Charro Beans – Frijoles Charros

Charro beans



Charro beans with quesadillas and fresh avocado slices – my favorite of all comfort foods. These beans are full of flavor and by making a large pot, you can feed the entire family! Serve charro beans as the main course with tortillas or as a side of your favorite Mexican dish.


4 cups, uncooked pinto beans

12-13 cups water

1 1/2 cups sliced wieners or Spanish chorizo (Spanish chorizo is similar to the sausage links used in Jambalaya and it is different than the ground chorizo used in Mexican cuisine)

1 1/2 cups bite-size chicharrones, or pork cracklings

1 1/2 cups thick cut, smoked bacon sliced into small pieces

3 small tomatoes, chopped

1 large white onion, sliced in half

3 garlic cloves

2-4 jalapeños sliced (adjust amount according to taste)

3/4 cup chopped, fresh cilantro

1/2 tbsp. sea salt

1/2 tbsp. ground, black pepper

1/2 tbsp. ground cumin

2 cubes chicken bouillon

– Clean beans by picking out any that look black or wrinkly and discard of any small rocks that are often found in the bags. Rinse under cold water.

– In a large pot, add the water, beans, salt, 1/2 of one onion, and two whole garlic cloves.

– Cover and cook beans on low heat for 2 1/2 hours or until beans are cooked but are still a bit firm.

– After approx. 2 1/2 hours, uncover and remove the onion and the two whole garlic cloves.

– Add the wieners or Spanish chorizo, bacon, pork cracklings, tomatoes, 1/2 chopped onion, chopped jalapeños, and one minced garlic clove.

– Also add 2 cubes of chicken bouillon, ground cumin, and peppers.

– Stir and cover. Cook for 1 more hour or until the pork cracklings are soft and the chorizo and bacon are cooked. If the beans are not soft, cook for a bit longer.

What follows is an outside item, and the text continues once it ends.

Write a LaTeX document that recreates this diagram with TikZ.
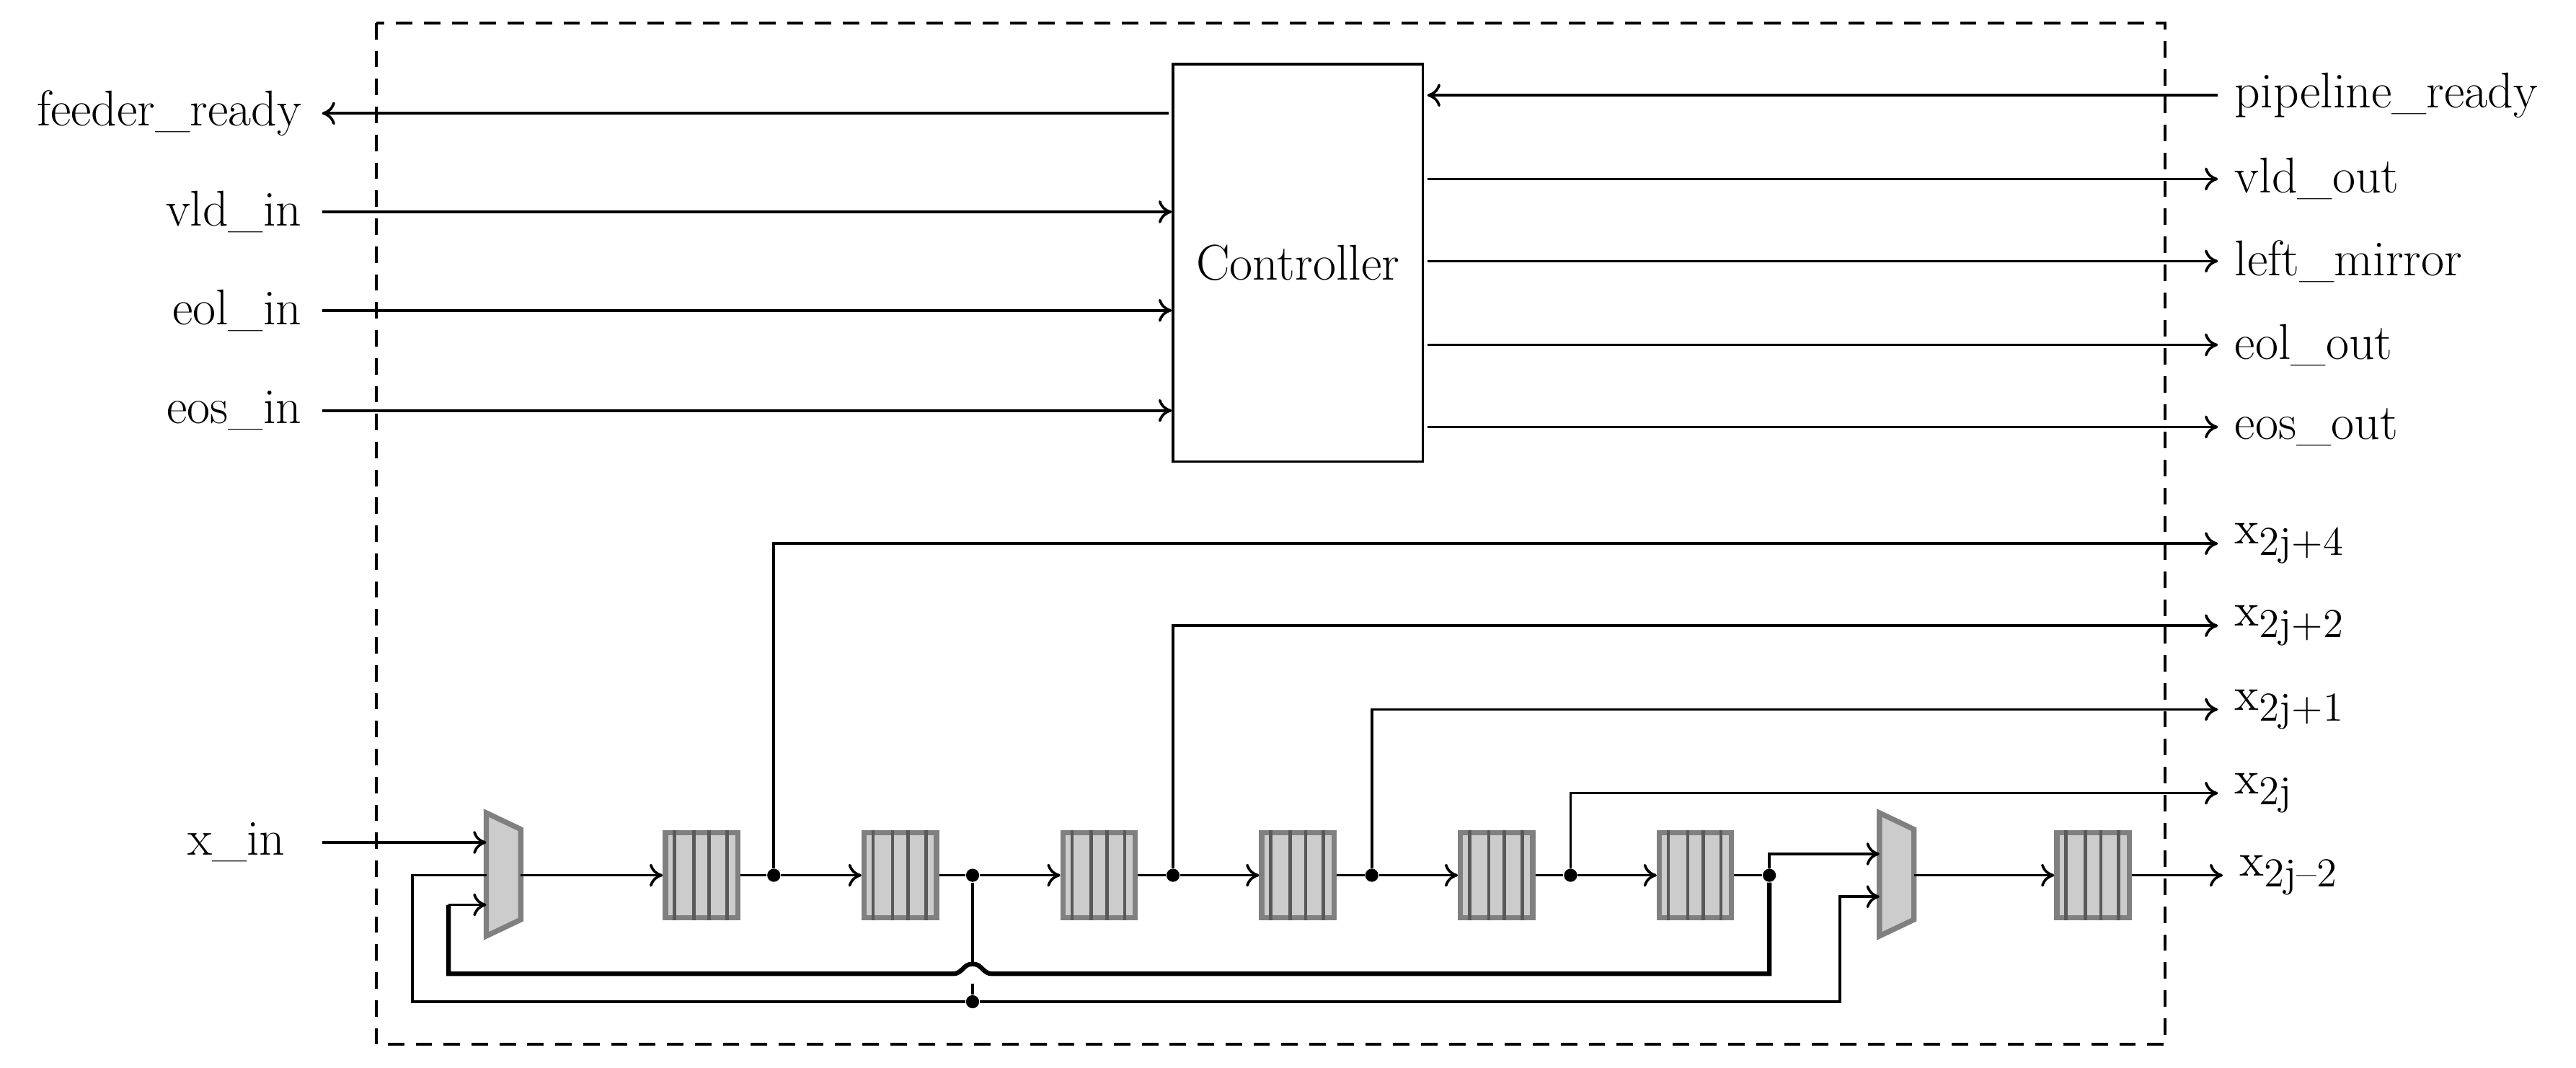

– Before serving, stir in fresh cilantro.

– Taste and adjust seasonings according to taste.



13 Comments on “Charro Beans – Frijoles Charros

  1. Pingback: How to Cook Pig Skin for Football Season – Bainbridge Today

  2. I just moved from Austin to the New England area and I’m so glad I found your blog. Made these beans for dinner and they are amazing! Felt like home ( and that says a lot). Can’t wait to try more of your recipes!

    • Austin to New England – Wow! That’s a big change! I’m glad you liked my recipe and I hope you get to try some others. Thanks for taking the time to comment 🙂

  3. Merry Christmas Adriana!

    I am attempting charro beans today. We are having a Mexican Christmas! I nade tamales all day yesterday,,now I have alot more to do today! I just found another website called homesick texan, she has alot of recipes on there too. You should take a look so that you can incorporate some of your recipes on your site made your way by you. Thanks I have enjoyed several recipes from your site!

    • Janelle, I hope you and your family have a wonderful time! Merry Christmas and a happy new year (since it’s right around the corner). I will definitely check that website out. Enjoy the beans and the rest of the Mexican dishes. 🙂

  4. Pingback: Pastel de Tamal – Savory Tamale Pie | Mexicrave

    • No, don’t use this one because it is ground chorizo and very greasy. If you can’t find the chorizo sausage links, use hot dog wieners, beef or pork. It will taste just as good.